A side-scatter lidar is known to have evident advantages over other types of lidar in atmosphere detection, especially for lower atmosphere. For a side-scatter lidar, a high-power laser is normally used as the light source. As the charge coupled device (CCD) optoelectronic detector is used to capture the light backscattered by the atmosphere. Correspondingly, the original side-scatter lidar signal is depicted as a 2D CCD image. The 2D CCD image of the side-scatter lidar may suffer from the noise as all other lidars. Therefore, denoising the side-scatter lidar signal may need more efforts than ordinary lidar signals. The extinction coefficient profile can be derived from the CCD image. With the help of other auxiliary techniques, atmosphere features such as wind speed and meteorological optical range can be obtained.

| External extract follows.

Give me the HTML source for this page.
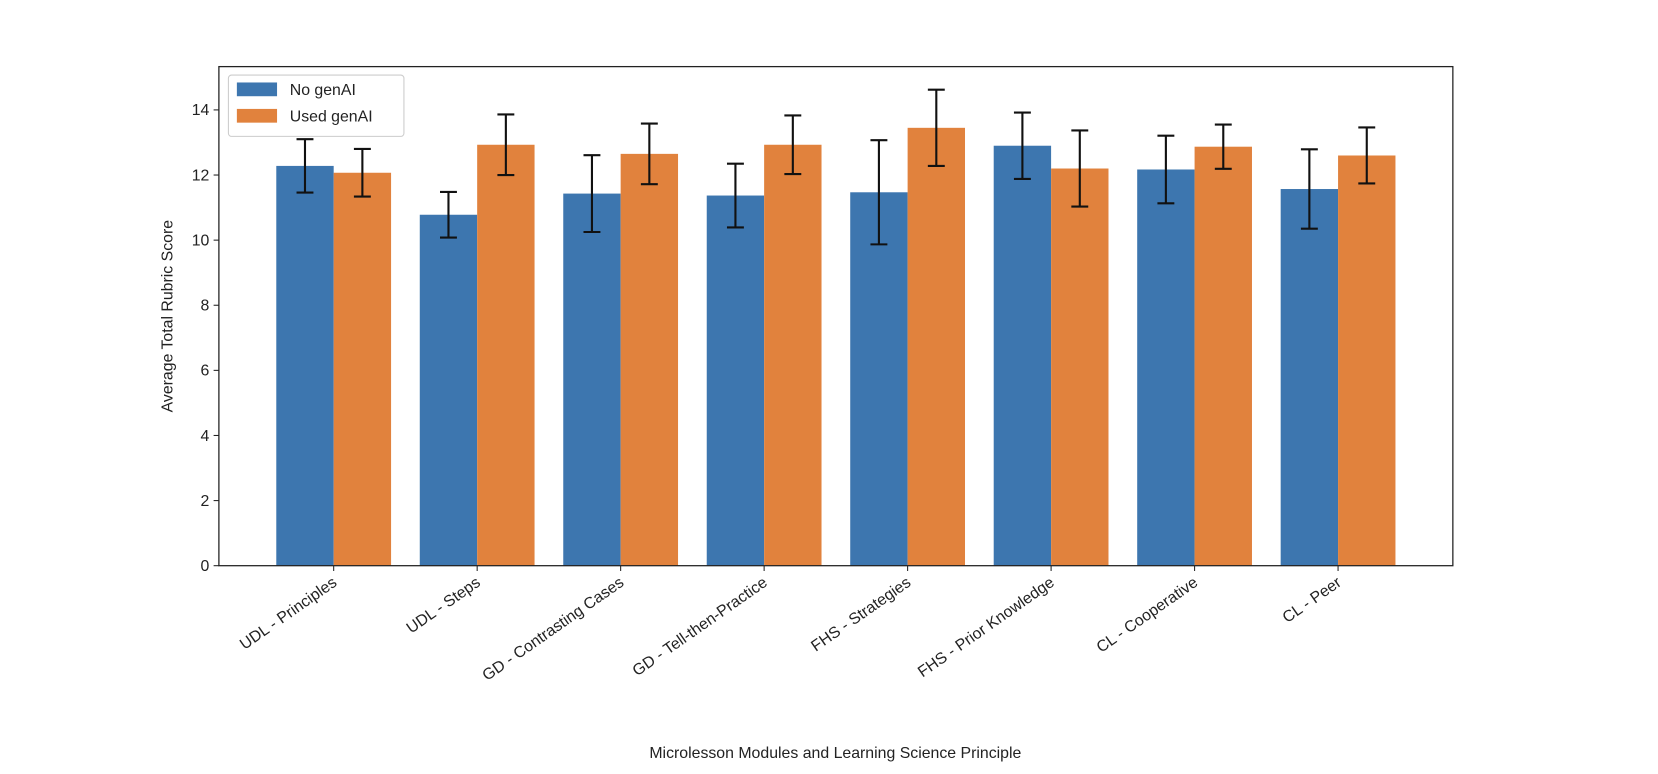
<!DOCTYPE html>
<html><head><meta charset="utf-8"><style>
body{margin:0;background:#fff;}
svg{font-family:"Liberation Sans","DejaVu Sans",sans-serif;display:block;}
</style></head><body>
<svg id="chart" width="1658" height="774" viewBox="0 0 1568 732" xmlns="http://www.w3.org/2000/svg"></svg>
<script>
const categories=["UDL - Principles","UDL - Steps","GD - Contrasting Cases","GD - Tell-then-Practice","FHS - Strategies","FHS - Prior Knowledge","CL - Cooperative","CL - Peer"];
const noGenAI=[12.28,10.78,11.43,11.37,11.47,12.9,12.17,11.57];
const noGenAIErr=[0.82,0.7,1.18,0.98,1.6,1.02,1.04,1.22];
const usedGenAI=[12.07,12.93,12.65,12.93,13.45,12.2,12.87,12.6];
const usedGenAIErr=[0.73,0.93,0.93,0.9,1.17,1.17,0.68,0.86];
const yTicks=[0,2,4,6,8,10,12,14];

const svg=document.getElementById('chart');
const NS="http://www.w3.org/2000/svg";
const L=207,R=1374,T=63,B=535;
const xmin=-0.8,xmax=7.8,ymax=15.33;
const x=v=>L+(v-xmin)/(xmax-xmin)*(R-L);
const y=v=>B-v/ymax*(B-T);
const unit=x(1)-x(0);
function mk(tag,attrs,parent){const e=document.createElementNS(NS,tag);for(const k in attrs)e.setAttribute(k,attrs[k]);(parent||svg).appendChild(e);return e;}

const series=[{vals:noGenAI,err:noGenAIErr,color:"#3d76af",off:-0.2,name:"no-genai"},{vals:usedGenAI,err:usedGenAIErr,color:"#e1823d",off:0.2,name:"used-genai"}];
series.forEach(s=>{
  s.vals.forEach((v,i)=>{
    const cx=x(i+s.off),w=unit*0.4;
    const r=mk('rect',{x:cx-w/2,y:y(v),width:w,height:B-y(v),fill:s.color});
    
    
  });
});
series.forEach(s=>{
  s.vals.forEach((v,i)=>{
    const cx=x(i+s.off);
    const g=mk('g',{stroke:"#111","stroke-width":2});
    
    
    mk('line',{x1:cx,x2:cx,y1:y(v-s.err[i]),y2:y(v+s.err[i])},g);
    mk('line',{x1:cx-8,x2:cx+8,y1:y(v-s.err[i]),y2:y(v-s.err[i])},g);
    mk('line',{x1:cx-8,x2:cx+8,y1:y(v+s.err[i]),y2:y(v+s.err[i])},g);
  });
});
const frame=mk('rect',{x:L,y:T,width:R-L,height:B-T,fill:"none",stroke:"#222","stroke-width":1.2});


yTicks.forEach(t=>{
  mk('line',{x1:L-5,x2:L,y1:y(t),y2:y(t),stroke:"#222"});
  const tx=mk('text',{x:L-9,y:y(t)+5,"text-anchor":"end","font-size":15,fill:"#222"});
  tx.textContent=t;
  
  
});
categories.forEach((c,i)=>{
  const cx=x(i);
  mk('line',{x1:cx,x2:cx,y1:B,y2:B+5,stroke:"#222"});
  const tx=mk('text',{x:cx+4,y:B+18,"text-anchor":"end","font-size":15,fill:"#222",transform:`rotate(-35 ${cx+4} ${B+18})`});
  tx.textContent=c;
  
  
});
const yt=mk('text',{x:163,y:(T+B)/2,"text-anchor":"middle","font-size":15,fill:"#222",transform:`rotate(-90 163 ${(T+B)/2})`});
yt.textContent="Average Total Rubric Score";


const xt=mk('text',{x:790,y:717,"text-anchor":"middle","font-size":15,fill:"#222"});
xt.textContent="Microlesson Modules and Learning Science Principle";


const lg=mk('g',{});


mk('rect',{x:216,y:71,width:166,height:58,rx:3,fill:"#fff",stroke:"#ccc"},lg);
[["No genAI","#3d76af"],["Used genAI","#e1823d"]].forEach((e,k)=>{
  const g=mk('g',{},lg);
  
  
  mk('rect',{x:224,y:78+k*25,width:38,height:13,fill:e[1]},g);
  const t=mk('text',{x:274,y:90+k*25,"font-size":15,fill:"#222"},g);
  t.textContent=e[0];
});
</script>
</body></html>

In the paper a denoising algorithm based on denoising convolution neutral network (DnCNN) is proposed for side-scatter lidar signal, called DnCNN+. The DnCNN+ uses scaled exponential linear units (SELU) as the activation function of the network in order to avoid the gradient explosion and gradient disappearance that might happen frequently in the traditional network. On the other hand, convolutional block attention module (CBAM) is used in the DnCNN+ to ensure the efficient allocation of the computation resources in the training process, hence increasing the learning efficiency. Furthermore, we introduce residual learning and batch standardization in the network to improve the network output performance.

For the denoising strategy, we identify the noise and separate the noise from the simulated lidar signal. The signal-to-noise ratio (SNR) is hence increased. The denoising performances of five methods, including wavelet transform soft threshold, wavelet transform hard threshold, Visual Geometry Group (VGG16), DnCNN, and DnCNN+, are evaluated for the signals with SNR of 0.01-0.03 dB. VGG16 is one of the classic convolution neutral networks. Peak signal to noise ratio (PSNR) and structural similarity (SSIM) are used to evaluate the denoising performance. Simulation results showe that the PSNR is increased by over 5 dB using the DnCNN+. The DnCNN+ has the best denoising performance in terms of PSNR and SSIM. Additionally, it is also seen that the DnCNN+ has smaller network loss than the methods using convolution neutral networks, VGG16, and DnCNN. Furthermore, the 1D signal photon number is retrieved from the CCD image. It is shown that the DnCNN+ has the smallest relative error of signal of 9.62%. The proposed denoising algorithm based on the convolution neutral network is shown to be efficient for improving the side-scatter lidar signal.